Bronson v. Filipi

Per Curiam

Opinion,

Purcell Bronson, an inmate at the State Correctional Institution at Dallas, Pennsylvania, has filed a petition for review in this Courts original jurisdiction, alleging that five named Deputy Attorneys General (Respondents) unlawfully represented state employees in suits instituted by Mr. Bronson against those employees. Before us for disposition at this time are Respondents’ preliminary objections to Mr. Bronson’s action which claim that the petition for review does not state a cause of action and that Mr. Bronson lacks standing.

*629Initially, we note that in ruling on preliminary objections, we must accept as true all well-pleaded facts in the challenged pleading and inferences reasonably deducible therefrom, but not conclusions of law, argumentative allegations or opinions. Erie County League of Women Voters v. Department of Environmental Resources, 106 Pa. Commonwealth Ct. 369, 525 A.2d 1290 (1987).

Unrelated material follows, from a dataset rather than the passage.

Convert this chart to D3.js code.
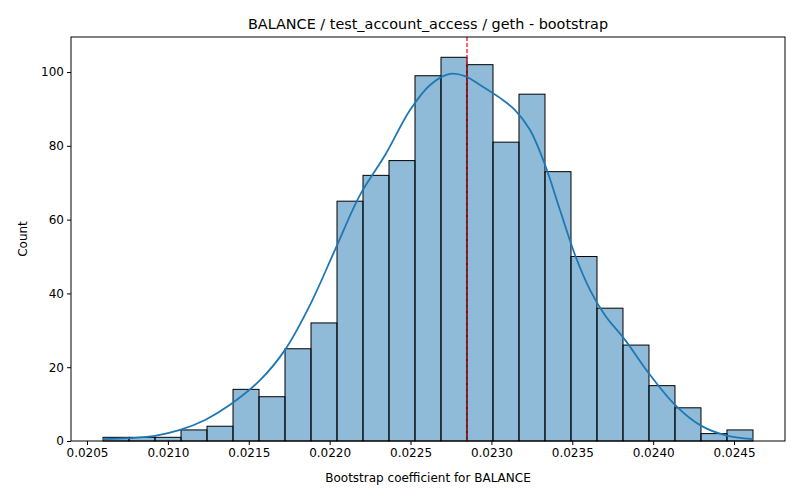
<!DOCTYPE html>
<html>
<head>
<meta charset="utf-8">
<script src="https://cdn.jsdelivr.net/npm/d3@7"></script>
<style>
  body { margin: 0; background: #fff; }
  text { font-family: "DejaVu Sans", sans-serif; }
</style>
</head>
<body>
<svg id="chart" width="800" height="500"></svg>
<script>
// histogram bins
const binStart = 0.020599;
const binWidth = 0.00016072;
const counts = [1, 1, 1, 3, 4, 14, 12, 25, 32, 65, 72, 76, 99, 104, 102, 81, 94, 73, 50, 36, 26, 15, 9, 2, 3];

// kde curve
const kdeX = [0.020599, 0.020766, 0.020920, 0.021075, 0.021230, 0.021384, 0.021570, 0.021724, 0.021879, 0.022033,
  0.022188, 0.022343, 0.022497, 0.022621, 0.022744, 0.022837, 0.022930, 0.023053, 0.023146, 0.023239,
  0.023332, 0.023424, 0.023517, 0.023610, 0.023702, 0.023826, 0.023981, 0.024135, 0.024290, 0.024444, 0.024617];
const kdeY = [0.5, 0.8, 1.4, 3.0, 5.7, 9.8, 16.5, 24.7, 36.9, 51.8,
  66.7, 77.5, 89.7, 96.5, 99.5, 98.9, 96.5, 93.0, 89.7, 84.3,
  74.8, 62.6, 50.4, 40.9, 34.1, 27.4, 17.9, 9.8, 4.3, 1.6, 0.5];

const meanValue = 0.022849;
const xTicks = [0.0205, 0.0210, 0.0215, 0.0220, 0.0225, 0.0230, 0.0235, 0.0240, 0.0245];
const yTicks = [0, 20, 40, 60, 80, 100];

const svg = d3.select("#chart");
const mLeft = 71, mRight = 785, mTop = 37, mBottom = 441;

const x = d3.scaleLinear().domain([0.020401, 0.024815]).range([mLeft, mRight]);
const y = d3.scaleLinear().domain([0, 109.5]).range([mBottom, mTop]);

const bars = counts.map((c, i) => ({ x0: binStart + i * binWidth, x1: binStart + (i + 1) * binWidth, c }));

svg.append("g").selectAll("rect")
  .data(bars)
  .enter().append("rect")
  .attr("x", d => x(d.x0))
  .attr("width", d => x(d.x1) - x(d.x0))
  .attr("y", d => y(d.c))
  .attr("height", d => y(0) - y(d.c))
  .attr("fill", "rgba(31,119,180,0.5)")
  .attr("stroke", "#000")
  .attr("stroke-width", 1);

const line = d3.line()
  .x(d => x(d[0]))
  .y(d => y(d[1]))
  .curve(d3.curveCatmullRom);

svg.append("path")
  .datum(kdeX.map((v, i) => [v, kdeY[i]]))
  .attr("d", line)
  .attr("fill", "none")
  .attr("stroke", "#1f77b4")
  .attr("stroke-width", 1.8);

svg.append("line")
  .attr("x1", x(meanValue)).attr("x2", x(meanValue))
  .attr("y1", mTop).attr("y2", mBottom)
  .attr("stroke", "red")
  .attr("stroke-width", 1.2)
  .attr("stroke-dasharray", "4,2");

// frame
svg.append("rect")
  .attr("x", mLeft).attr("y", mTop)
  .attr("width", mRight - mLeft).attr("height", mBottom - mTop)
  .attr("fill", "none").attr("stroke", "#000").attr("stroke-width", 1);

const xAxis = svg.append("g")
  .attr("transform", `translate(0,${mBottom})`)
  .call(d3.axisBottom(x).tickValues(xTicks).tickFormat(d3.format(".4f")).tickSize(4).tickPadding(3));
const yAxis = svg.append("g")
  .attr("transform", `translate(${mLeft},0)`)
  .call(d3.axisLeft(y).tickValues(yTicks).tickSize(4).tickPadding(3));

[xAxis, yAxis].forEach(a => {
  a.select(".domain").remove();
  a.selectAll("text").attr("font-size", 12).attr("fill", "#000").style("font-family", "DejaVu Sans");
  a.selectAll("line").attr("stroke", "#000");
});

svg.append("text")
  .attr("x", (mLeft + mRight) / 2).attr("y", 482)
  .attr("text-anchor", "middle").attr("font-size", 12)
  .text("Bootstrap coefficient for BALANCE");

svg.append("text")
  .attr("transform", `translate(27,${(mTop + mBottom) / 2}) rotate(-90)`)
  .attr("text-anchor", "middle").attr("font-size", 12)
  .text("Count");

svg.append("text")
  .attr("x", (mLeft + mRight) / 2).attr("y", 29)
  .attr("text-anchor", "middle").attr("font-size", 14.4)
  .text("BALANCE / test_account_access / geth - bootstrap");
</script>
</body>
</html>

The only facts discernible from Mr. Bronsons petition for review are that Respondents entered appearances in six different civil suits filed by Mr. Bronson in the U.S. District Court for the Middle District of Pennsylvania against employees of the Department of Corrections. The remainder of his petition contains legal conclusions and argumentative allegations the crux of which appears to be that Respondents unlawfully represented the state prison employees contrary to the Commonwealth Attorneys Act (Act)1 because the underlying actions were not brought under an exception to sovereign immunity. See Section 8522 of the Judicial Code, 42 Pa. C. S. §8522.

Respondents’ first objection to Mr. Bronson’s petition for review is that it does not state a cognizable cause of action at law or in equity, and we agree. We reject Mr. Bronson’s near-frivolous contention that because the acts allegedly committed by the defendants in the federal suits were “criminal in nature,” Respondents are bound to prosecute the individuals on his behalf rather than represent them pursuant to the Act.

Section 204(c) of the Act, 71 P.S. §732-204(c), entitled “Civil litigation; collection of debts,” states in pertinent part that “[t]he Attorney General shall represent the Commonwealth and all Commonwealth agencies *630... in any action brought by or against the Commonwealth or its agencies. . . .” There is nothing in Mr. Bronsons petition for review from which we could conclude that his federal suits were, in fact, criminal in nature, permitting prosecution under Section 205, 71 P.S. §732-205, especially in light of Mr. Bronsons own assertion that the suits were filed as civil actions. Further, Mr. Bronson has made no factual allegations in his pleading regarding how the prison employees were acting in bad faith or beyond their “sphere of official responsibilities” as he asserts in his brief to this Court.

We conclude that Respondents’ representation of the defendants in Mr. Bronson’s federal suits was appropriate under the Act, and, therefore, we sustain Respondents’ first preliminary objection.2

Although we need not address Respondents’ objection to Mr. Bronsons lack of standing, we agree with Respondents that he has not shown that he is aggrieved or adversely affected by Respondents’ conduct. See William Penn Parking Garage, Inc. v. City of Pittsburgh, 464 Pa. 168, 346 A.2d 269 (1975). Moreover, as Respondents correctly note, Section 103 of the Act, 71 P.S. §732-103, states that “[n]o party to an action, other than a Commonwealth agency . . . , shall have standing to question the authority of the legal representation of the agency.” We would, therefore, also sustain Respondents’ second preliminary objection.

Petition for review dismissed.

*631Order

Respondents’ preliminary objections in the above-captioned proceeding are sustained and the petition for review dismissed.

Act of October 15, 1980, P.L. 950, as amended, 71 P.S. §§732-101 — 732-506.

We note the speciousness of Mr. Bronsons claim that in order for Respondents to be permitted to represent the defendants in his federal suits, the underlying actions must have been brought under an enumerated exception to sovereign immunity. The case on which Mr. Bronson relies for this proposition is clearly distinguishable. See Rosenwald v. Barbieri, 72 Pa. Commonwealth Ct. 49, 456 A.2d 677, aff'd in part, rev'd in part on other grounds, 501 Pa. 563, 462 A.2d 644 (1983), cert. denied, 465 U.S. 1024 (1984).